» STATED PROBLEM
Only the lines from the first one through the line with "const BAR_RATIO = 0.4;" should be printed, exactly as they appear.

···

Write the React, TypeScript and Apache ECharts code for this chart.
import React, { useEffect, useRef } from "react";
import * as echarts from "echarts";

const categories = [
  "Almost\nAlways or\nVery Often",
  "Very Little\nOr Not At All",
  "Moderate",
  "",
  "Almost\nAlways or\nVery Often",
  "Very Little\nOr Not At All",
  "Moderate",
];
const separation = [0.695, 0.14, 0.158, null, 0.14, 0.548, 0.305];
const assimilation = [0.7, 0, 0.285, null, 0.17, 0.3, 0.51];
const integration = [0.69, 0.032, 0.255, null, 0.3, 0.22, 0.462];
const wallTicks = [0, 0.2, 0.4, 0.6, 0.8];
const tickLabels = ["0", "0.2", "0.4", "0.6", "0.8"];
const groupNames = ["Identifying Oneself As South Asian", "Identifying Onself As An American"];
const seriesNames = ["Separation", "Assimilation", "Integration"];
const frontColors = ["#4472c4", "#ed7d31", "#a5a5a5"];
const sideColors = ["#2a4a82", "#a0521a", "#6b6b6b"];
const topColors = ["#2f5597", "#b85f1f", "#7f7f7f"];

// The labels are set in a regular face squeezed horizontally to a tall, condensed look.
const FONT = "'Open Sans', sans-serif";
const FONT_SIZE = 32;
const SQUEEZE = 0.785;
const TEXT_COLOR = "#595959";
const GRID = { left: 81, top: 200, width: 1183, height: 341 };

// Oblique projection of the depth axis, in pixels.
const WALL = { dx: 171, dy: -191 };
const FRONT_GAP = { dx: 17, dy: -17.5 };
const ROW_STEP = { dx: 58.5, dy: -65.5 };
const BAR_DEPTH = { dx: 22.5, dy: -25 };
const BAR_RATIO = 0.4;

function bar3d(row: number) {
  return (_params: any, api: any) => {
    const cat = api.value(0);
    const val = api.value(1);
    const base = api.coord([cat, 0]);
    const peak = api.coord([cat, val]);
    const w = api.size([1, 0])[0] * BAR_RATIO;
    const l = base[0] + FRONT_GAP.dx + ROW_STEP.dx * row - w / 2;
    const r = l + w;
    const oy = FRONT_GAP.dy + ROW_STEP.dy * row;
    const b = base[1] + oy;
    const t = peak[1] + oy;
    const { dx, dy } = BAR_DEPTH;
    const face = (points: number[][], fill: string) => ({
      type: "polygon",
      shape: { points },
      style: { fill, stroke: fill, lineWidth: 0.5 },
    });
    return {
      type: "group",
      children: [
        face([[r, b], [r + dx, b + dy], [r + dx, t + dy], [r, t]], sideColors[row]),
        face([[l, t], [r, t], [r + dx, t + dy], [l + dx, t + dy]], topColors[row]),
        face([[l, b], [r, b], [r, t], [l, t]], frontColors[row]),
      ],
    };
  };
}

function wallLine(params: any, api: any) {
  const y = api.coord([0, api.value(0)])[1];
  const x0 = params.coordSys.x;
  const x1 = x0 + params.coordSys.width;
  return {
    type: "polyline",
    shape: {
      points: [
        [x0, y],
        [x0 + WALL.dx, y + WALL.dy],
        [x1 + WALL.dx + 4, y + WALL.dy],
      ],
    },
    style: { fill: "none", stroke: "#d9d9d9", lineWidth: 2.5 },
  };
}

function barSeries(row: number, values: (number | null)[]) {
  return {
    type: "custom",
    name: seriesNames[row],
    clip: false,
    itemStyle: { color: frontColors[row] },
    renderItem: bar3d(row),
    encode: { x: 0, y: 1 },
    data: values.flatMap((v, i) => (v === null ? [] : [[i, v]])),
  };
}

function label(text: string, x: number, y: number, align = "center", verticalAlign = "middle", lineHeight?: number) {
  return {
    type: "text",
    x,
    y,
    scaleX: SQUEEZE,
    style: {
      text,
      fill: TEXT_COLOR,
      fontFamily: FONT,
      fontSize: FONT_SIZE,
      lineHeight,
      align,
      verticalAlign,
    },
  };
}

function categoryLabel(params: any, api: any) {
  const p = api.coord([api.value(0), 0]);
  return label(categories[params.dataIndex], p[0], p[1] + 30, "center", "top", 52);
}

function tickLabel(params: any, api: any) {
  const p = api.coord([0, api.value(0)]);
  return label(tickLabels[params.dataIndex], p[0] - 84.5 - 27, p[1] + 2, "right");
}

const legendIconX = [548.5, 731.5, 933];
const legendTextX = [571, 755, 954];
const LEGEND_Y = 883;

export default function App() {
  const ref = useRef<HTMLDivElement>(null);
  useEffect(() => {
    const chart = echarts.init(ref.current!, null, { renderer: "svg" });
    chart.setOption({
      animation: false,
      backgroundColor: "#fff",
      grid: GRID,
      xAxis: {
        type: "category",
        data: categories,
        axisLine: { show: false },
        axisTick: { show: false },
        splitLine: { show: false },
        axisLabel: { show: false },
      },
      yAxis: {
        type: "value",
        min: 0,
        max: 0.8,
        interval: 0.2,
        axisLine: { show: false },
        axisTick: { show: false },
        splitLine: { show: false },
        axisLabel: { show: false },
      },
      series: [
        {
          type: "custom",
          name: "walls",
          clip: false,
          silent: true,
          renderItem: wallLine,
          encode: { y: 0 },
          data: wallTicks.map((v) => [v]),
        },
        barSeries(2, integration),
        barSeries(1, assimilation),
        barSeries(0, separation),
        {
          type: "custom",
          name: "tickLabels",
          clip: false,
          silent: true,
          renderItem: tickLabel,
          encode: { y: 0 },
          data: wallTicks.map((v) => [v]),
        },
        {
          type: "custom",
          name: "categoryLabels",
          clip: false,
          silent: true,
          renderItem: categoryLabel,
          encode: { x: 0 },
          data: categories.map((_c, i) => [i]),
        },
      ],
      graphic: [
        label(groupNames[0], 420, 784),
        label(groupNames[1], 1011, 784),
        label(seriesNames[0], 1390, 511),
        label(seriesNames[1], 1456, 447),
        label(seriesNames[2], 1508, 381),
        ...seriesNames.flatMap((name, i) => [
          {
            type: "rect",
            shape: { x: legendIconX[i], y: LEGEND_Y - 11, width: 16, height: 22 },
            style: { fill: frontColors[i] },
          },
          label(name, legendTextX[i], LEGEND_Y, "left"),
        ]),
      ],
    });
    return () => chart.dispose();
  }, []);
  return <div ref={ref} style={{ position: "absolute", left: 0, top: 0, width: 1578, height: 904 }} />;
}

···

» FULL SOLUTION
Write the React, TypeScript and Apache ECharts code for this chart.
import React, { useEffect, useRef } from "react";
import * as echarts from "echarts";

const categories = [
  "Almost\nAlways or\nVery Often",
  "Very Little\nOr Not At All",
  "Moderate",
  "",
  "Almost\nAlways or\nVery Often",
  "Very Little\nOr Not At All",
  "Moderate",
];
const separation = [0.695, 0.14, 0.158, null, 0.14, 0.548, 0.305];
const assimilation = [0.7, 0, 0.285, null, 0.17, 0.3, 0.51];
const integration = [0.69, 0.032, 0.255, null, 0.3, 0.22, 0.462];
const wallTicks = [0, 0.2, 0.4, 0.6, 0.8];
const tickLabels = ["0", "0.2", "0.4", "0.6", "0.8"];
const groupNames = ["Identifying Oneself As South Asian", "Identifying Onself As An American"];
const seriesNames = ["Separation", "Assimilation", "Integration"];
const frontColors = ["#4472c4", "#ed7d31", "#a5a5a5"];
const sideColors = ["#2a4a82", "#a0521a", "#6b6b6b"];
const topColors = ["#2f5597", "#b85f1f", "#7f7f7f"];

// The labels are set in a regular face squeezed horizontally to a tall, condensed look.
const FONT = "'Open Sans', sans-serif";
const FONT_SIZE = 32;
const SQUEEZE = 0.785;
const TEXT_COLOR = "#595959";
const GRID = { left: 81, top: 200, width: 1183, height: 341 };

// Oblique projection of the depth axis, in pixels.
const WALL = { dx: 171, dy: -191 };
const FRONT_GAP = { dx: 17, dy: -17.5 };
const ROW_STEP = { dx: 58.5, dy: -65.5 };
const BAR_DEPTH = { dx: 22.5, dy: -25 };
const BAR_RATIO = 0.4;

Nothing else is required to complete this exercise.